# Directions for this task
Your task is to restate the data word for word.
· · ·
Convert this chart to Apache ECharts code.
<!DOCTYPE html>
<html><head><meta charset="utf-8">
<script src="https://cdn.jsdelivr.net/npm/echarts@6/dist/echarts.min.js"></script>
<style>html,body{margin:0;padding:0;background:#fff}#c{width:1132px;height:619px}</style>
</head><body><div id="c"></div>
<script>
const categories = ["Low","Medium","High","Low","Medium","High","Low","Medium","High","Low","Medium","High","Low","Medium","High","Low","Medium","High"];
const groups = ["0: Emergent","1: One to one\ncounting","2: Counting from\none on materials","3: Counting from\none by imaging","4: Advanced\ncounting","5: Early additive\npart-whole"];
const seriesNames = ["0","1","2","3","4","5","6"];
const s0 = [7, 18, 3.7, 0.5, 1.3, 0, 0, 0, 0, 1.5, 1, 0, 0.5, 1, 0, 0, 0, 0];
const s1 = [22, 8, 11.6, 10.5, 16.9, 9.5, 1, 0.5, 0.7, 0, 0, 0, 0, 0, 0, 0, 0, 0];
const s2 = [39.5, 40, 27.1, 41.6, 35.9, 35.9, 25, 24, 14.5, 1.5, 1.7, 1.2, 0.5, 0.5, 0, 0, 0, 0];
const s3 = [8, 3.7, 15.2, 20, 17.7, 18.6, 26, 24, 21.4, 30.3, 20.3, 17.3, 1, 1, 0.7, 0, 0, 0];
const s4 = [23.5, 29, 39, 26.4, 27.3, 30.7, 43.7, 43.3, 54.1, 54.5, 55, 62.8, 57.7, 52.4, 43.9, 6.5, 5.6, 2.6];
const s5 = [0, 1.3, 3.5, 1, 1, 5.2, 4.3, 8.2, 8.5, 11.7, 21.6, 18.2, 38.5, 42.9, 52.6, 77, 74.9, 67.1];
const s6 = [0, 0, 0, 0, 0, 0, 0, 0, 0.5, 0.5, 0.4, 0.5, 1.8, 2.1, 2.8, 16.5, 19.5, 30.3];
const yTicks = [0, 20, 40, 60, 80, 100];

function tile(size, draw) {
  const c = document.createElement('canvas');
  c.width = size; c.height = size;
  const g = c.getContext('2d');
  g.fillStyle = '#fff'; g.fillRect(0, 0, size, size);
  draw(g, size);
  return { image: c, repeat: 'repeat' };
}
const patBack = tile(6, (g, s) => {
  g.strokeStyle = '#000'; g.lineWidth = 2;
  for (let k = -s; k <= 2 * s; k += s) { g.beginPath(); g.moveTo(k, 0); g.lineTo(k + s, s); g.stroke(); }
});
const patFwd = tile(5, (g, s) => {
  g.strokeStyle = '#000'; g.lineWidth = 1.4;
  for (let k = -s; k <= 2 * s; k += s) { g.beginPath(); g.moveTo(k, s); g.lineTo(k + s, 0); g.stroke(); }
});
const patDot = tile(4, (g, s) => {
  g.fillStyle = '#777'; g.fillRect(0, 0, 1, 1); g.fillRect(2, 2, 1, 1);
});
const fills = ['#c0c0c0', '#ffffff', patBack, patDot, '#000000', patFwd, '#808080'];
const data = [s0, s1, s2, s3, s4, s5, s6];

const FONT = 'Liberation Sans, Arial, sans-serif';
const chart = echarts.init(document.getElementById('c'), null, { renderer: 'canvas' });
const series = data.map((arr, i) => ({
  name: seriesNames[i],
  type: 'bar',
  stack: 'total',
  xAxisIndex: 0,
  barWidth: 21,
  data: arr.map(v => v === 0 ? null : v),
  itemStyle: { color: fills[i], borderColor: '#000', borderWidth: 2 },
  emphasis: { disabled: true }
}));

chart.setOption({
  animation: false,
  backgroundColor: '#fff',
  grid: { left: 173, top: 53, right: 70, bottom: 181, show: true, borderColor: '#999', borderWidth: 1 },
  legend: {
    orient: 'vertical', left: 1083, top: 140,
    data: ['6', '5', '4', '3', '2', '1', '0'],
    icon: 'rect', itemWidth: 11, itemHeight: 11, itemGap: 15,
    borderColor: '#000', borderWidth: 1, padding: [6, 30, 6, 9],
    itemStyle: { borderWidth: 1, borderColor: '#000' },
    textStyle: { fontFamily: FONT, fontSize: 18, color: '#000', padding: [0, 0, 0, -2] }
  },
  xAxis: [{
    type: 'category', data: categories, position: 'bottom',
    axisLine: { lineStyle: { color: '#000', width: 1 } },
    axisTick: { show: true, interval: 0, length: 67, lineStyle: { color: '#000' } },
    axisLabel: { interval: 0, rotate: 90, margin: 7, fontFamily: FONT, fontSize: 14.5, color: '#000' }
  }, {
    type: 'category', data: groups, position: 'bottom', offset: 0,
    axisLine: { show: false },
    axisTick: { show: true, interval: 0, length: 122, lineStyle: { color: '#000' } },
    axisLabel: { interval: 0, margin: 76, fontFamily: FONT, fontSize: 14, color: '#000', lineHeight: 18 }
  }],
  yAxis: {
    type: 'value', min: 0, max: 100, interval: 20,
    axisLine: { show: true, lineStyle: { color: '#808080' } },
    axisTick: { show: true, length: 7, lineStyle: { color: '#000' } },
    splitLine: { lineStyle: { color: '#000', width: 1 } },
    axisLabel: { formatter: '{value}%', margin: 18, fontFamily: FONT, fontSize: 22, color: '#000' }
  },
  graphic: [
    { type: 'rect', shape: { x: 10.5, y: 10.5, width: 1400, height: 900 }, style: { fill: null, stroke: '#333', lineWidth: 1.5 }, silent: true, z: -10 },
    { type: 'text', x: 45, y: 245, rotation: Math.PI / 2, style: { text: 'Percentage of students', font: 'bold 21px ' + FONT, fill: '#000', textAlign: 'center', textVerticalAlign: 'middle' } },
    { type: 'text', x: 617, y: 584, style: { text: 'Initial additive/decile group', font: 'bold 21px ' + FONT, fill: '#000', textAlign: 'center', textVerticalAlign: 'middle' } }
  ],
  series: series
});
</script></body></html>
· · ·
# Answer in full
Convert this chart to Apache ECharts code.
<!DOCTYPE html>
<html><head><meta charset="utf-8">
<script src="https://cdn.jsdelivr.net/npm/echarts@6/dist/echarts.min.js"></script>
<style>html,body{margin:0;padding:0;background:#fff}#c{width:1132px;height:619px}</style>
</head><body><div id="c"></div>
<script>
const categories = ["Low","Medium","High","Low","Medium","High","Low","Medium","High","Low","Medium","High","Low","Medium","High","Low","Medium","High"];
const groups = ["0: Emergent","1: One to one\ncounting","2: Counting from\none on materials","3: Counting from\none by imaging","4: Advanced\ncounting","5: Early additive\npart-whole"];
const seriesNames = ["0","1","2","3","4","5","6"];
const s0 = [7, 18, 3.7, 0.5, 1.3, 0, 0, 0, 0, 1.5, 1, 0, 0.5, 1, 0, 0, 0, 0];
const s1 = [22, 8, 11.6, 10.5, 16.9, 9.5, 1, 0.5, 0.7, 0, 0, 0, 0, 0, 0, 0, 0, 0];
const s2 = [39.5, 40, 27.1, 41.6, 35.9, 35.9, 25, 24, 14.5, 1.5, 1.7, 1.2, 0.5, 0.5, 0, 0, 0, 0];
const s3 = [8, 3.7, 15.2, 20, 17.7, 18.6, 26, 24, 21.4, 30.3, 20.3, 17.3, 1, 1, 0.7, 0, 0, 0];
const s4 = [23.5, 29, 39, 26.4, 27.3, 30.7, 43.7, 43.3, 54.1, 54.5, 55, 62.8, 57.7, 52.4, 43.9, 6.5, 5.6, 2.6];
const s5 = [0, 1.3, 3.5, 1, 1, 5.2, 4.3, 8.2, 8.5, 11.7, 21.6, 18.2, 38.5, 42.9, 52.6, 77, 74.9, 67.1];
const s6 = [0, 0, 0, 0, 0, 0, 0, 0, 0.5, 0.5, 0.4, 0.5, 1.8, 2.1, 2.8, 16.5, 19.5, 30.3];
const yTicks = [0, 20, 40, 60, 80, 100];

function tile(size, draw) {
  const c = document.createElement('canvas');
  c.width = size; c.height = size;
  const g = c.getContext('2d');
  g.fillStyle = '#fff'; g.fillRect(0, 0, size, size);
  draw(g, size);
  return { image: c, repeat: 'repeat' };
}
const patBack = tile(6, (g, s) => {
  g.strokeStyle = '#000'; g.lineWidth = 2;
  for (let k = -s; k <= 2 * s; k += s) { g.beginPath(); g.moveTo(k, 0); g.lineTo(k + s, s); g.stroke(); }
});
const patFwd = tile(5, (g, s) => {
  g.strokeStyle = '#000'; g.lineWidth = 1.4;
  for (let k = -s; k <= 2 * s; k += s) { g.beginPath(); g.moveTo(k, s); g.lineTo(k + s, 0); g.stroke(); }
});
const patDot = tile(4, (g, s) => {
  g.fillStyle = '#777'; g.fillRect(0, 0, 1, 1); g.fillRect(2, 2, 1, 1);
});
const fills = ['#c0c0c0', '#ffffff', patBack, patDot, '#000000', patFwd, '#808080'];
const data = [s0, s1, s2, s3, s4, s5, s6];

const FONT = 'Liberation Sans, Arial, sans-serif';
const chart = echarts.init(document.getElementById('c'), null, { renderer: 'canvas' });
const series = data.map((arr, i) => ({
  name: seriesNames[i],
  type: 'bar',
  stack: 'total',
  xAxisIndex: 0,
  barWidth: 21,
  data: arr.map(v => v === 0 ? null : v),
  itemStyle: { color: fills[i], borderColor: '#000', borderWidth: 2 },
  emphasis: { disabled: true }
}));

chart.setOption({
  animation: false,
  backgroundColor: '#fff',
  grid: { left: 173, top: 53, right: 70, bottom: 181, show: true, borderColor: '#999', borderWidth: 1 },
  legend: {
    orient: 'vertical', left: 1083, top: 140,
    data: ['6', '5', '4', '3', '2', '1', '0'],
    icon: 'rect', itemWidth: 11, itemHeight: 11, itemGap: 15,
    borderColor: '#000', borderWidth: 1, padding: [6, 30, 6, 9],
    itemStyle: { borderWidth: 1, borderColor: '#000' },
    textStyle: { fontFamily: FONT, fontSize: 18, color: '#000', padding: [0, 0, 0, -2] }
  },
  xAxis: [{
    type: 'category', data: categories, position: 'bottom',
    axisLine: { lineStyle: { color: '#000', width: 1 } },
    axisTick: { show: true, interval: 0, length: 67, lineStyle: { color: '#000' } },
    axisLabel: { interval: 0, rotate: 90, margin: 7, fontFamily: FONT, fontSize: 14.5, color: '#000' }
  }, {
    type: 'category', data: groups, position: 'bottom', offset: 0,
    axisLine: { show: false },
    axisTick: { show: true, interval: 0, length: 122, lineStyle: { color: '#000' } },
    axisLabel: { interval: 0, margin: 76, fontFamily: FONT, fontSize: 14, color: '#000', lineHeight: 18 }
  }],
  yAxis: {
    type: 'value', min: 0, max: 100, interval: 20,
    axisLine: { show: true, lineStyle: { color: '#808080' } },
    axisTick: { show: true, length: 7, lineStyle: { color: '#000' } },
    splitLine: { lineStyle: { color: '#000', width: 1 } },
    axisLabel: { formatter: '{value}%', margin: 18, fontFamily: FONT, fontSize: 22, color: '#000' }
  },
  graphic: [
    { type: 'rect', shape: { x: 10.5, y: 10.5, width: 1400, height: 900 }, style: { fill: null, stroke: '#333', lineWidth: 1.5 }, silent: true, z: -10 },
    { type: 'text', x: 45, y: 245, rotation: Math.PI / 2, style: { text: 'Percentage of students', font: 'bold 21px ' + FONT, fill: '#000', textAlign: 'center', textVerticalAlign: 'middle' } },
    { type: 'text', x: 617, y: 584, style: { text: 'Initial additive/decile group', font: 'bold 21px ' + FONT, fill: '#000', textAlign: 'center', textVerticalAlign: 'middle' } }
  ],
  series: series
});
</script></body></html>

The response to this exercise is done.